What you have to do:
Without the pictures, reproduce the records that follow exactly.

[Code that draws figures]
_ _ _ _

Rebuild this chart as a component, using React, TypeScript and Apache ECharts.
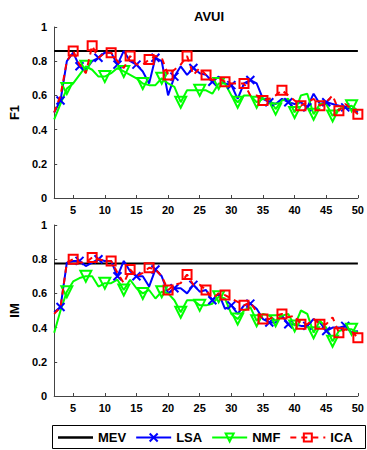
import React, { useEffect, useRef } from "react";
import * as echarts from "echarts";

const xs = [2,3,4,5,6,7,8,9,10,11,12,13,14,15,16,17,18,19,20,21,22,23,24,25,26,27,28,29,30,31,32,33,34,35,36,37,38,39,40,41,42,43,44,45,46,47,48,49,50];
const xTicks = [5,10,15,20,25,30,35,40,45,50];
const title = "AVUI";
const mevF1 = 0.86;
const mevIM = 0.775;

const lsaF1 = [0.50,0.57,0.80,0.85,0.77,0.75,0.80,0.82,0.85,0.85,0.78,0.86,0.80,0.78,0.74,0.67,0.82,0.80,0.60,0.71,0.77,0.72,0.76,0.73,0.72,0.68,0.71,0.67,0.66,0.58,0.67,0.69,0.67,0.58,0.56,0.55,0.58,0.56,0.55,0.56,0.53,0.61,0.55,0.56,0.55,0.54,0.53,0.52,0.50];
const nmfF1 = [0.46,0.55,0.64,0.67,0.72,0.77,0.75,0.71,0.71,0.73,0.76,0.74,0.72,0.70,0.67,0.66,0.66,0.70,0.67,0.65,0.56,0.63,0.63,0.63,0.63,0.61,0.67,0.67,0.60,0.56,0.60,0.60,0.56,0.58,0.58,0.52,0.57,0.58,0.50,0.60,0.61,0.49,0.55,0.55,0.48,0.52,0.53,0.54,0.51];
const icaF1 = [0.50,0.60,0.80,0.86,0.78,0.73,0.89,0.82,0.85,0.85,0.80,0.76,0.83,0.78,0.78,0.81,0.83,0.82,0.72,0.75,0.78,0.83,0.72,0.76,0.72,0.69,0.70,0.68,0.67,0.67,0.67,0.60,0.60,0.57,0.58,0.60,0.63,0.60,0.57,0.54,0.56,0.58,0.54,0.56,0.60,0.51,0.55,0.52,0.49];

const lsaIM = [0.49,0.52,0.78,0.79,0.79,0.76,0.78,0.80,0.79,0.79,0.70,0.79,0.73,0.70,0.70,0.64,0.74,0.70,0.60,0.63,0.63,0.60,0.65,0.61,0.62,0.56,0.60,0.51,0.53,0.48,0.53,0.54,0.51,0.45,0.43,0.43,0.47,0.42,0.42,0.41,0.41,0.45,0.43,0.38,0.40,0.40,0.41,0.37,0.38];
const nmfIM = [0.37,0.50,0.61,0.67,0.69,0.70,0.70,0.64,0.66,0.66,0.68,0.62,0.68,0.63,0.60,0.62,0.57,0.61,0.60,0.56,0.49,0.56,0.56,0.53,0.53,0.54,0.58,0.57,0.48,0.45,0.50,0.52,0.44,0.48,0.47,0.44,0.47,0.48,0.41,0.50,0.48,0.37,0.44,0.40,0.32,0.38,0.39,0.39,0.37];
const icaIM = [0.48,0.52,0.78,0.80,0.78,0.78,0.81,0.80,0.79,0.79,0.72,0.66,0.74,0.70,0.72,0.75,0.74,0.70,0.62,0.65,0.66,0.71,0.65,0.65,0.62,0.57,0.60,0.59,0.57,0.55,0.53,0.55,0.49,0.45,0.45,0.47,0.48,0.46,0.47,0.42,0.42,0.45,0.42,0.42,0.46,0.37,0.39,0.38,0.34];

const FONT = "Liberation Sans";
const CROSS = "path://M0,0L10,10M10,0L0,10";
const BAR = "path://M0,0L35,0L35,2.5L0,2.5Z";

function pairs(vals: number[]) {
  return vals.map((v, i) => [xs[i], v]);
}
function markerSize(phase: number, size: number) {
  return (_v: any, p: any) => (p && p.dataIndex % 3 === phase && p.dataIndex > 0 ? size : 0);
}

function makeSeries(idx: number, lsa: number[], nmf: number[], ica: number[], mev: number) {
  return [
    {
      name: "MEV", type: "line", xAxisIndex: idx, yAxisIndex: idx,
      data: [[xs[0], mev], [xs[xs.length - 1], mev]],
      symbol: "none", color: "#000000",
      lineStyle: { color: "#000000", width: 2 },
      z: 2,
    },
    {
      name: "LSA", type: "line", xAxisIndex: idx, yAxisIndex: idx,
      data: pairs(lsa), showAllSymbol: true,
      symbol: CROSS, symbolSize: markerSize(1, 8), color: "#0000ff",
      itemStyle: { color: "rgba(0,0,0,0)", borderColor: "#0000ff", borderWidth: 2 },
      lineStyle: { color: "#0000ff", width: 2 },
      z: 3,
    },
    {
      name: "NMF", type: "line", xAxisIndex: idx, yAxisIndex: idx,
      data: pairs(nmf), showAllSymbol: true,
      symbol: "triangle", symbolRotate: 180, symbolSize: markerSize(2, 11), color: "#00ff00",
      itemStyle: { color: "rgba(0,0,0,0)", borderColor: "#00ff00", borderWidth: 2 },
      lineStyle: { color: "#00ff00", width: 2 },
      z: 3,
    },
    {
      name: "ICA", type: "line", xAxisIndex: idx, yAxisIndex: idx,
      data: pairs(ica), showAllSymbol: true,
      symbol: "rect", symbolSize: markerSize(0, 9), color: "#ff0000",
      itemStyle: { color: "rgba(0,0,0,0)", borderColor: "#ff0000", borderWidth: 2 },
      lineStyle: { color: "#ff0000", width: 2, type: [6, 5] },
      z: 4,
    },
  ];
}

function xAxis(idx: number) {
  return {
    type: "value", gridIndex: idx, min: 2, max: 50,
    axisLine: { show: true, lineStyle: { color: "#444", width: 1 } },
    axisTick: { show: true, inside: true, length: 3, customValues: xTicks, lineStyle: { color: "#444" } },
    axisLabel: { customValues: xTicks, color: "#000", fontFamily: FONT, fontWeight: "bold", fontSize: 11, margin: 6 },
    splitLine: { show: false },
  };
}
function yAxis(idx: number, name: string) {
  return {
    type: "value", gridIndex: idx, min: 0, max: 1, interval: 0.2,
    name, nameLocation: "middle", nameGap: 30, nameRotate: 90,
    nameTextStyle: { color: "#000", fontFamily: FONT, fontWeight: "bold", fontSize: 13 },
    axisLine: { show: true, lineStyle: { color: "#444", width: 1 } },
    axisTick: { show: true, inside: true, length: 3, lineStyle: { color: "#444" } },
    axisLabel: { color: "#000", fontFamily: FONT, fontWeight: "bold", fontSize: 11, margin: 7 },
    splitLine: { show: false },
  };
}

export default function App() {
  const ref = useRef<HTMLDivElement>(null);
  useEffect(() => {
    if (!ref.current) return;
    const chart = echarts.init(ref.current, null, { renderer: "svg" });
    chart.setOption({
      animation: false,
      backgroundColor: "#ffffff",
      title: {
        text: title, left: 204, top: 5, textAlign: "center",
        textStyle: { fontFamily: FONT, fontWeight: "bold", fontSize: 13, color: "#000" },
      },
      grid: [
        { left: 48, top: 27, width: 313, height: 171 },
        { left: 48, top: 225, width: 313, height: 171 },
      ],
      xAxis: [xAxis(0), xAxis(1)],
      yAxis: [yAxis(0, "F1"), yAxis(1, "IM")],
      legend: {
        data: [{ name: "MEV", icon: BAR }, "LSA", "NMF", "ICA"],
        left: 58, top: 431, itemWidth: 35, itemHeight: 10, itemGap: 9,
        padding: 0,
        textStyle: { fontFamily: FONT, fontWeight: "bold", fontSize: 13, color: "#000" },
      },
      graphic: [
        { type: "rect", shape: { x: 52.5, y: 425.5, width: 313, height: 23 }, style: { fill: "none", stroke: "#000", lineWidth: 1 }, silent: true },
      ],
      series: [...makeSeries(0, lsaF1, nmfF1, icaF1, mevF1), ...makeSeries(1, lsaIM, nmfIM, icaIM, mevIM)],
    });
    return () => chart.dispose();
  }, []);
  return <div ref={ref} style={{ width: 367, height: 450, position: "absolute", left: 0, top: 0 }} />;
}
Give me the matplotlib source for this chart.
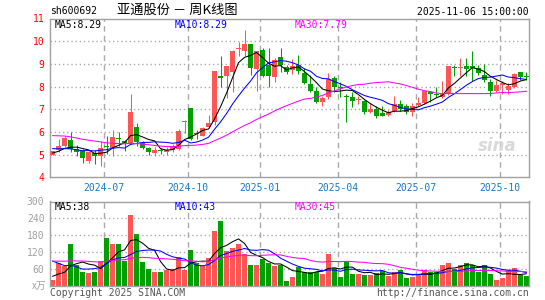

_ _ _ _

Full solution:
Rebuild this chart as a component, using React, TypeScript and Apache ECharts.
import React, { useEffect, useRef } from "react";
import * as echarts from "echarts";

const xs = [2,3,4,5,6,7,8,9,10,11,12,13,14,15,16,17,18,19,20,21,22,23,24,25,26,27,28,29,30,31,32,33,34,35,36,37,38,39,40,41,42,43,44,45,46,47,48,49,50];
const xTicks = [5,10,15,20,25,30,35,40,45,50];
const title = "AVUI";
const mevF1 = 0.86;
const mevIM = 0.775;

const lsaF1 = [0.50,0.57,0.80,0.85,0.77,0.75,0.80,0.82,0.85,0.85,0.78,0.86,0.80,0.78,0.74,0.67,0.82,0.80,0.60,0.71,0.77,0.72,0.76,0.73,0.72,0.68,0.71,0.67,0.66,0.58,0.67,0.69,0.67,0.58,0.56,0.55,0.58,0.56,0.55,0.56,0.53,0.61,0.55,0.56,0.55,0.54,0.53,0.52,0.50];
const nmfF1 = [0.46,0.55,0.64,0.67,0.72,0.77,0.75,0.71,0.71,0.73,0.76,0.74,0.72,0.70,0.67,0.66,0.66,0.70,0.67,0.65,0.56,0.63,0.63,0.63,0.63,0.61,0.67,0.67,0.60,0.56,0.60,0.60,0.56,0.58,0.58,0.52,0.57,0.58,0.50,0.60,0.61,0.49,0.55,0.55,0.48,0.52,0.53,0.54,0.51];
const icaF1 = [0.50,0.60,0.80,0.86,0.78,0.73,0.89,0.82,0.85,0.85,0.80,0.76,0.83,0.78,0.78,0.81,0.83,0.82,0.72,0.75,0.78,0.83,0.72,0.76,0.72,0.69,0.70,0.68,0.67,0.67,0.67,0.60,0.60,0.57,0.58,0.60,0.63,0.60,0.57,0.54,0.56,0.58,0.54,0.56,0.60,0.51,0.55,0.52,0.49];

const lsaIM = [0.49,0.52,0.78,0.79,0.79,0.76,0.78,0.80,0.79,0.79,0.70,0.79,0.73,0.70,0.70,0.64,0.74,0.70,0.60,0.63,0.63,0.60,0.65,0.61,0.62,0.56,0.60,0.51,0.53,0.48,0.53,0.54,0.51,0.45,0.43,0.43,0.47,0.42,0.42,0.41,0.41,0.45,0.43,0.38,0.40,0.40,0.41,0.37,0.38];
const nmfIM = [0.37,0.50,0.61,0.67,0.69,0.70,0.70,0.64,0.66,0.66,0.68,0.62,0.68,0.63,0.60,0.62,0.57,0.61,0.60,0.56,0.49,0.56,0.56,0.53,0.53,0.54,0.58,0.57,0.48,0.45,0.50,0.52,0.44,0.48,0.47,0.44,0.47,0.48,0.41,0.50,0.48,0.37,0.44,0.40,0.32,0.38,0.39,0.39,0.37];
const icaIM = [0.48,0.52,0.78,0.80,0.78,0.78,0.81,0.80,0.79,0.79,0.72,0.66,0.74,0.70,0.72,0.75,0.74,0.70,0.62,0.65,0.66,0.71,0.65,0.65,0.62,0.57,0.60,0.59,0.57,0.55,0.53,0.55,0.49,0.45,0.45,0.47,0.48,0.46,0.47,0.42,0.42,0.45,0.42,0.42,0.46,0.37,0.39,0.38,0.34];

const FONT = "Liberation Sans";
const CROSS = "path://M0,0L10,10M10,0L0,10";
const BAR = "path://M0,0L35,0L35,2.5L0,2.5Z";

function pairs(vals: number[]) {
  return vals.map((v, i) => [xs[i], v]);
}
function markerSize(phase: number, size: number) {
  return (_v: any, p: any) => (p && p.dataIndex % 3 === phase && p.dataIndex > 0 ? size : 0);
}

function makeSeries(idx: number, lsa: number[], nmf: number[], ica: number[], mev: number) {
  return [
    {
      name: "MEV", type: "line", xAxisIndex: idx, yAxisIndex: idx,
      data: [[xs[0], mev], [xs[xs.length - 1], mev]],
      symbol: "none", color: "#000000",
      lineStyle: { color: "#000000", width: 2 },
      z: 2,
    },
    {
      name: "LSA", type: "line", xAxisIndex: idx, yAxisIndex: idx,
      data: pairs(lsa), showAllSymbol: true,
      symbol: CROSS, symbolSize: markerSize(1, 8), color: "#0000ff",
      itemStyle: { color: "rgba(0,0,0,0)", borderColor: "#0000ff", borderWidth: 2 },
      lineStyle: { color: "#0000ff", width: 2 },
      z: 3,
    },
    {
      name: "NMF", type: "line", xAxisIndex: idx, yAxisIndex: idx,
      data: pairs(nmf), showAllSymbol: true,
      symbol: "triangle", symbolRotate: 180, symbolSize: markerSize(2, 11), color: "#00ff00",
      itemStyle: { color: "rgba(0,0,0,0)", borderColor: "#00ff00", borderWidth: 2 },
      lineStyle: { color: "#00ff00", width: 2 },
      z: 3,
    },
    {
      name: "ICA", type: "line", xAxisIndex: idx, yAxisIndex: idx,
      data: pairs(ica), showAllSymbol: true,
      symbol: "rect", symbolSize: markerSize(0, 9), color: "#ff0000",
      itemStyle: { color: "rgba(0,0,0,0)", borderColor: "#ff0000", borderWidth: 2 },
      lineStyle: { color: "#ff0000", width: 2, type: [6, 5] },
      z: 4,
    },
  ];
}

function xAxis(idx: number) {
  return {
    type: "value", gridIndex: idx, min: 2, max: 50,
    axisLine: { show: true, lineStyle: { color: "#444", width: 1 } },
    axisTick: { show: true, inside: true, length: 3, customValues: xTicks, lineStyle: { color: "#444" } },
    axisLabel: { customValues: xTicks, color: "#000", fontFamily: FONT, fontWeight: "bold", fontSize: 11, margin: 6 },
    splitLine: { show: false },
  };
}
function yAxis(idx: number, name: string) {
  return {
    type: "value", gridIndex: idx, min: 0, max: 1, interval: 0.2,
    name, nameLocation: "middle", nameGap: 30, nameRotate: 90,
    nameTextStyle: { color: "#000", fontFamily: FONT, fontWeight: "bold", fontSize: 13 },
    axisLine: { show: true, lineStyle: { color: "#444", width: 1 } },
    axisTick: { show: true, inside: true, length: 3, lineStyle: { color: "#444" } },
    axisLabel: { color: "#000", fontFamily: FONT, fontWeight: "bold", fontSize: 11, margin: 7 },
    splitLine: { show: false },
  };
}

export default function App() {
  const ref = useRef<HTMLDivElement>(null);
  useEffect(() => {
    if (!ref.current) return;
    const chart = echarts.init(ref.current, null, { renderer: "svg" });
    chart.setOption({
      animation: false,
      backgroundColor: "#ffffff",
      title: {
        text: title, left: 204, top: 5, textAlign: "center",
        textStyle: { fontFamily: FONT, fontWeight: "bold", fontSize: 13, color: "#000" },
      },
      grid: [
        { left: 48, top: 27, width: 313, height: 171 },
        { left: 48, top: 225, width: 313, height: 171 },
      ],
      xAxis: [xAxis(0), xAxis(1)],
      yAxis: [yAxis(0, "F1"), yAxis(1, "IM")],
      legend: {
        data: [{ name: "MEV", icon: BAR }, "LSA", "NMF", "ICA"],
        left: 58, top: 431, itemWidth: 35, itemHeight: 10, itemGap: 9,
        padding: 0,
        textStyle: { fontFamily: FONT, fontWeight: "bold", fontSize: 13, color: "#000" },
      },
      graphic: [
        { type: "rect", shape: { x: 52.5, y: 425.5, width: 313, height: 23 }, style: { fill: "none", stroke: "#000", lineWidth: 1 }, silent: true },
      ],
      series: [...makeSeries(0, lsaF1, nmfF1, icaF1, mevF1), ...makeSeries(1, lsaIM, nmfIM, icaIM, mevIM)],
    });
    return () => chart.dispose();
  }, []);
  return <div ref={ref} style={{ width: 367, height: 450, position: "absolute", left: 0, top: 0 }} />;
}
Give me the matplotlib source for this chart.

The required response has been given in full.